*Exercise aim*: Pictures in the data below are not part of the copy; transcribe everything else exactly.

*Information provided*:
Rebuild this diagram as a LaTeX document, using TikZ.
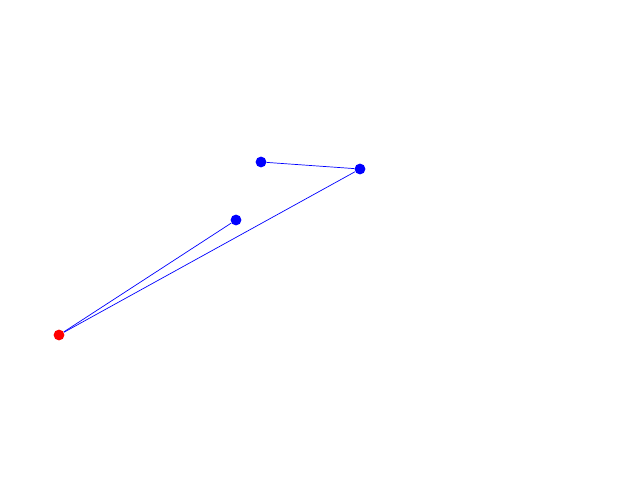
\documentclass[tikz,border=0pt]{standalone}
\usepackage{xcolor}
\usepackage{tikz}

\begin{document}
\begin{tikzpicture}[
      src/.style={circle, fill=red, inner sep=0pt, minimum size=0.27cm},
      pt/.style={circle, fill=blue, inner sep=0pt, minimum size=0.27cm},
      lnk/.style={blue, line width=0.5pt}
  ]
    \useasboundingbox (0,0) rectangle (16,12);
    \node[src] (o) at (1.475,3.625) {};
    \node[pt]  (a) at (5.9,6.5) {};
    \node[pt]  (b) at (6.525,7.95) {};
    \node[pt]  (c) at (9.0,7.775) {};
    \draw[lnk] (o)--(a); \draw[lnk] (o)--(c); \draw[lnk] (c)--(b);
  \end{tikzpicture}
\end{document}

*Exercise response*:
Rebuild this diagram as a LaTeX document, using TikZ.
\documentclass[tikz,border=0pt]{standalone}
\usepackage{xcolor}
\usepackage{tikz}

\begin{document}
\begin{tikzpicture}[
      src/.style={circle, fill=red, inner sep=0pt, minimum size=0.27cm},
      pt/.style={circle, fill=blue, inner sep=0pt, minimum size=0.27cm},
      lnk/.style={blue, line width=0.5pt}
  ]
    \useasboundingbox (0,0) rectangle (16,12);
    \node[src] (o) at (1.475,3.625) {};
    \node[pt]  (a) at (5.9,6.5) {};
    \node[pt]  (b) at (6.525,7.95) {};
    \node[pt]  (c) at (9.0,7.775) {};
    \draw[lnk] (o)--(a); \draw[lnk] (o)--(c); \draw[lnk] (c)--(b);
  \end{tikzpicture}
\end{document}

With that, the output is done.